In China, the combination of CR Snow with existing assets would push market share above 30%. This may not be welcomed by Chinese regulatory authorities, especially with a considerable percentage of brewing capacity still in state hands, particularly Beijing Yanjing (itself numbered amongst the world’s top ten brewers in volume terms).

There’s also much admiration of A-B InBev’s ability to squeeze better margins out of its brewing operations than its peers. Why can’t Carlsberg, Heineken and SABMiller do as well? What’s the A-B InBev secret? It’s an interesting question and one that can be turned on its head – if A-B InBev is the outlier in the group, the equally valid question is, how long can such practices be sustained?

Cutting costs eventually has to have limits. Just ask A-B InBev’s suppliers, many of whom chafe under contract terms that have payments made months after work is undertaken or completed.

As noted elsewhere, most of SABMiller’s markets, in Africa, Asia and Latin America, are in growth. Here, surely, there’s a need for sustained investment rather than cost-cutting. The synergies to be achieved may not be as great as one might imagine.

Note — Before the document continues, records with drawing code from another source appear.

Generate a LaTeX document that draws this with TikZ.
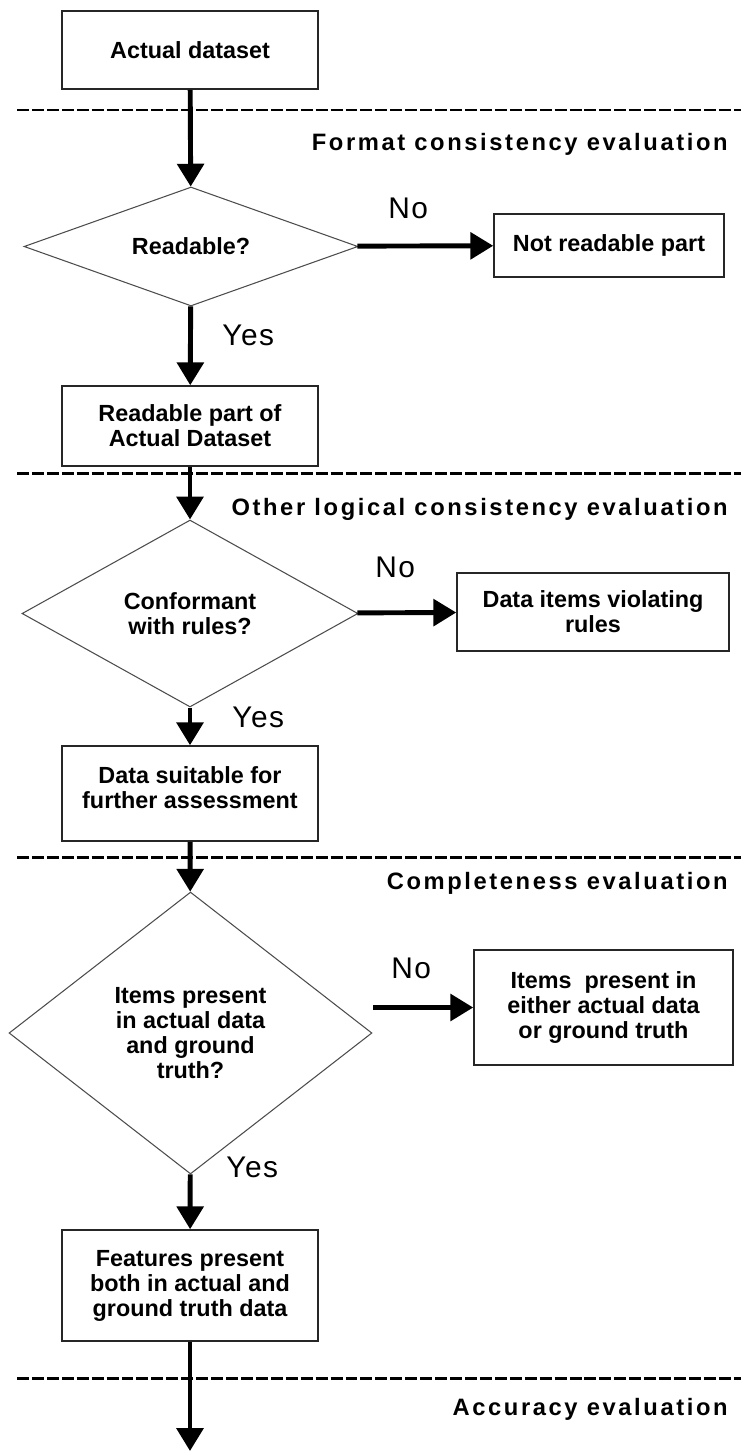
\documentclass[tikz,border=0pt]{standalone}
\usepackage{fontspec}
\setmainfont{Liberation Sans}
\usetikzlibrary{positioning,calc,arrows.meta,shapes.geometric}
\tikzset{>={Triangle[length=13pt,width=15pt]}}

\newcommand{\boxfont}{\bfseries\fontsize{13.3}{14.2}\selectfont}
\newcommand{\stagefont}{\bfseries\fontsize{13.5}{15}\selectfont\addfontfeature{LetterSpace=11}}
\newcommand{\answerfont}{\fontsize{17}{19}\selectfont\addfontfeature{LetterSpace=5}}

\tikzset{
  box/.style={draw=black!85,line width=0.9pt,align=center,inner sep=0pt,font=\boxfont},
  decision/.style={diamond,draw=black!70,line width=0.6pt,align=center,inner sep=0pt,font=\boxfont},
  flow/.style={->,line width=2.8pt},
  stageline/.style={line width=1.7pt,dash pattern=on 6.8pt off 1.7pt},
  stage/.style={anchor=base east,inner sep=0pt,font=\stagefont},
  answer/.style={anchor=base west,inner sep=0pt,font=\answerfont}
}

\begin{document}
\begin{tikzpicture}[x=0.02cm,y=-0.02cm]
% One unit is one pixel of the page, y runs downwards
\useasboundingbox (0,0) rectangle (741,1451);

% Stage separators
\foreach \ypos in {110,473,857,1378}
  \draw[stageline] (17,\ypos) -- (741,\ypos);

\node[stage] (fmt) at (728,150) {Format consistency evaluation};
\node[stage] (logic) at (728,515) {Other logical consistency evaluation};
\node[stage] (compl) at (728,889) {Completeness evaluation};
\node[stage] (accur) at (728,1415) {Accuracy evaluation};

% Main column
\node[box,minimum width=5.12cm,minimum height=1.56cm] (actual) at (190,50) {Actual dataset};
\node[decision,minimum width=6.68cm,minimum height=2.38cm,shape aspect=2.8] (readable) at (191,246.5) {Readable?};
\node[box,minimum width=5.12cm,minimum height=1.6cm] (readpart) at (190,426) {Readable part of\\Actual Dataset};
\node[decision,minimum width=6.72cm,minimum height=3.74cm,shape aspect=1.8] (conform) at (190,613.5) {Conformant\\with rules?};
\node[box,minimum width=5.12cm,minimum height=1.9cm,text depth=7pt] (suitable) at (190,793.5) {Data suitable for\\further assessment};
\node[decision,minimum width=7.26cm,minimum height=5.64cm,shape aspect=1.29] (items) at (190.5,1033) {Items present\\in actual data\\and ground\\truth?};
\node[box,minimum width=5.12cm,minimum height=2.22cm] (features) at (190,1285.5) {Features present\\both in actual and\\ground truth data};
\coordinate (out) at (190,1451);

% Side results
\node[box,minimum width=4.6cm,minimum height=1.26cm] (notread) at (609,245.5) {Not readable part};
\node[box,minimum width=5.44cm,minimum height=1.56cm] (violating) at (593,612) {Data items violating\\rules};
\node[box,minimum width=5.18cm,minimum height=2.3cm] (either) at (603.5,1007.5) {Items~ present in\\either actual data\\or ground truth};

% Flow
\draw[flow] (actual) -- (readable);
\draw[flow] (readable) -- (readpart);
\draw[flow] (readable) -- (notread);
\draw[flow] (readpart) -- (conform);
\draw[flow] (conform) -- (violating);
\draw[flow] (conform) -- (suitable);
\draw[flow] (suitable) -- (items);
\draw[flow] ($(items.east |- either.west)+(1,0)$) -- (either.west);
\draw[flow] (items) -- (features);
\draw[flow] (features) -- (out);

% Answers
\node[answer] (no1) at (388,218) {No};
\node[answer] (yes1) at (222,345) {Yes};
\node[answer] (no2) at (375,577) {No};
\node[answer] (yes2) at (232,727) {Yes};
\node[answer] (no3) at (391,978) {No};
\node[answer] (yes3) at (226,1177) {Yes};
\end{tikzpicture}
\end{document}
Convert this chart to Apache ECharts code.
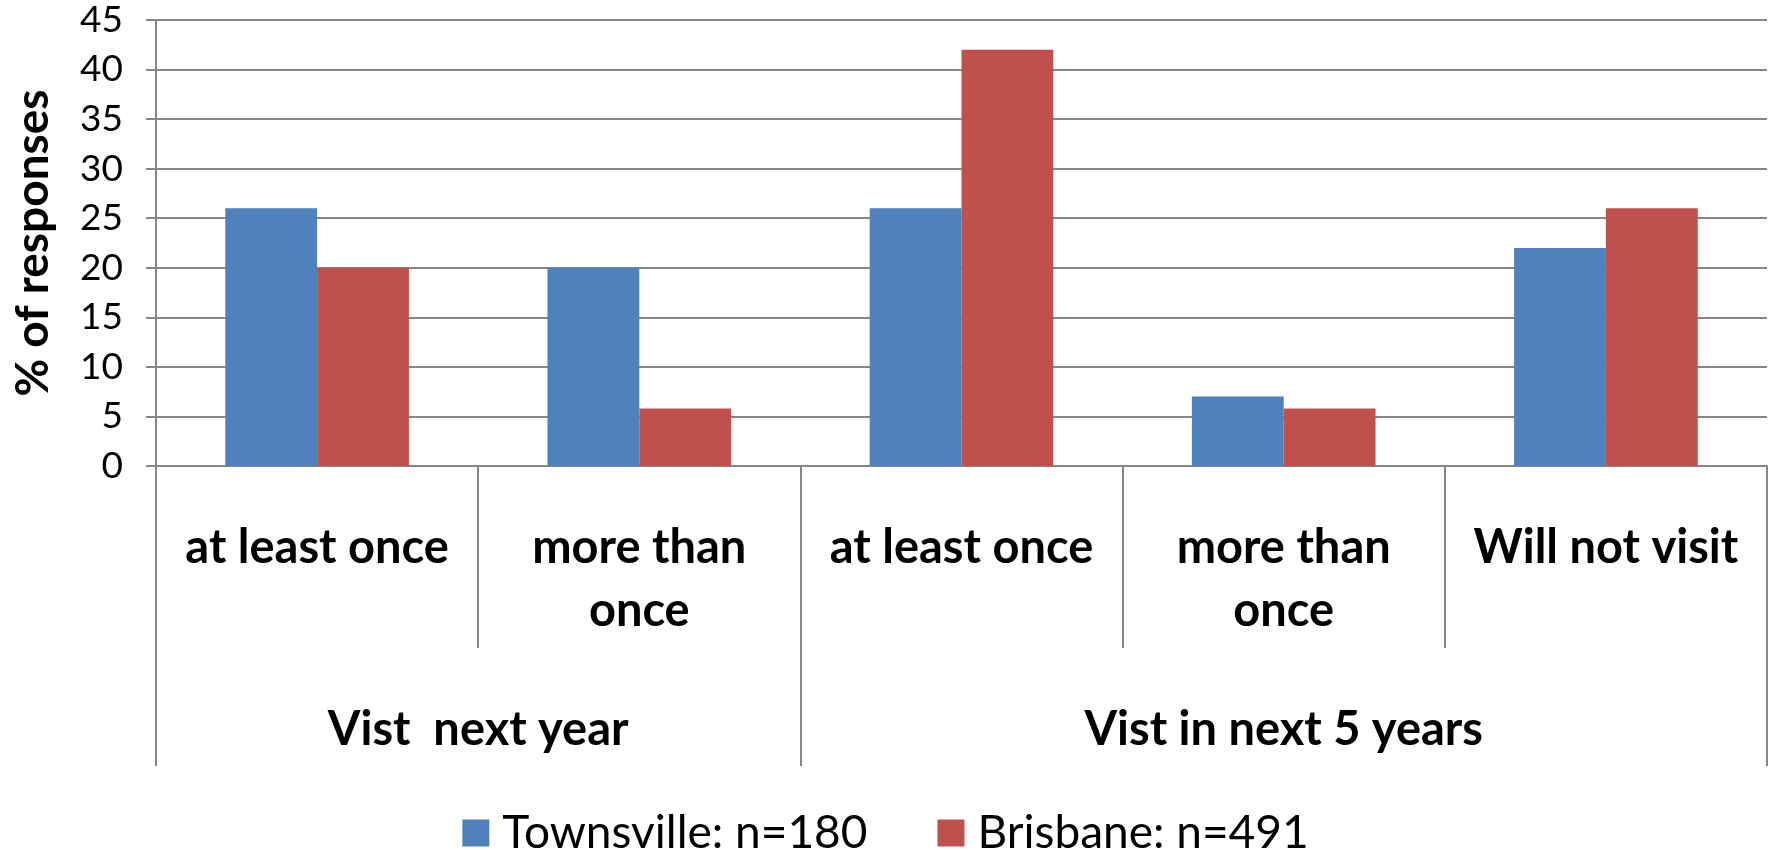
<!DOCTYPE html>
<html>
<head>
<meta charset="utf-8">
<script src="https://cdn.jsdelivr.net/npm/echarts@6/dist/echarts.min.js"></script>
<style>html,body{margin:0;padding:0;background:#fff;}#chart{width:1771px;height:850px;}</style>
</head>
<body>
<div id="chart"></div>
<script>
var subCategories = ['at least once', 'more than\nonce', 'at least once', 'more than\nonce', 'Will not visit'];
var groupLabels = ['Vist  next year', 'Vist in next 5 years'];
var groupBoundaries = [0, 2, 5];
var groupCenters = [1, 3.5];
var townsville = [26, 20, 26, 7, 22];
var brisbane = [20, 5.8, 42, 5.8, 26];
var seriesNames = ['Townsville: n=180', 'Brisbane: n=491'];
var yTicks = [0, 5, 10, 15, 20, 25, 30, 35, 40, 45];

var FONT = 'Lato';
var GRID = '#868686';
var chart = echarts.init(document.getElementById('chart'), null, {renderer: 'canvas'});
chart.setOption({
  animation: false,
  backgroundColor: '#ffffff',
  color: ['#4F81BD', '#C0504D'],
  grid: {left: 156, right: 4, top: 20, bottom: 384, containLabel: false},
  legend: {
    data: seriesNames,
    left: 'center',
    top: 805,
    icon: 'rect',
    itemWidth: 27,
    itemHeight: 27,
    itemGap: 70,
    textStyle: {fontFamily: FONT, fontSize: 46, color: '#000', padding: [0, 0, 0, 8]}
  },
  xAxis: [
    {
      type: 'category',
      data: subCategories,
      position: 'bottom',
      boundaryGap: true,
      axisLine: {show: true, lineStyle: {color: GRID, width: 2}},
      axisTick: {show: true, interval: 0, length: 182, lineStyle: {color: GRID, width: 2}},
      axisLabel: {interval: 0, margin: 50, fontFamily: FONT, fontWeight: 'bold', fontSize: 47, lineHeight: 63, color: '#000', align: 'center'},
      splitLine: {show: false}
    },
    {
      type: 'value',
      min: 0,
      max: 5,
      position: 'bottom',
      axisLine: {show: false},
      splitLine: {show: false},
      axisTick: {show: true, customValues: groupBoundaries, length: 300, lineStyle: {color: GRID, width: 2}},
      axisLabel: {
        show: true, customValues: groupCenters, margin: 240,
        fontFamily: FONT, fontWeight: 'bold', fontSize: 47, color: '#000',
        formatter: function (v) { return groupLabels[groupCenters.indexOf(v)]; }
      }
    }
  ],
  yAxis: {
    type: 'value',
    min: 0,
    max: 45,
    interval: 5,
    name: '% of responses',
    nameLocation: 'middle',
    nameRotate: 90,
    nameGap: 100,
    nameTextStyle: {fontFamily: FONT, fontWeight: 'bold', fontSize: 46, color: '#000'},
    axisLine: {show: true, lineStyle: {color: GRID, width: 2}},
    axisTick: {show: true, length: 10, lineStyle: {color: GRID, width: 2}},
    axisLabel: {margin: 33, fontFamily: FONT, fontSize: 37, color: '#000'},
    splitLine: {show: true, lineStyle: {color: GRID, width: 2}}
  },
  series: [
    {name: seriesNames[0], type: 'bar', xAxisIndex: 0, data: townsville, barGap: '0%', barCategoryGap: '43%'},
    {name: seriesNames[1], type: 'bar', xAxisIndex: 0, data: brisbane, barGap: '0%', barCategoryGap: '43%'}
  ]
});
</script>
</body>
</html>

That an A-B InBev bid for SABMiller is in the offing is a rumour that has persisted, not for months, but for years now. While there’s reason to believe that, at the moment, the possibility is being reconsidered afresh, there remain numerous reasons why such a bid could fail or, if it did succeed, might not be as great a success as imagined at the outset.

But, A-B InBev has been successful in reducing debt and is in a position – perhaps a position that is becoming more pressing – to do something, short of returning cash to shareholders.

So, what to do? I’m always happiest when helping people spend their money and this, then, is the subject to be returned to in next month’s column.

Assuming, of course, that we’ll still be able to use the future tense rather than have to revert to the past participle.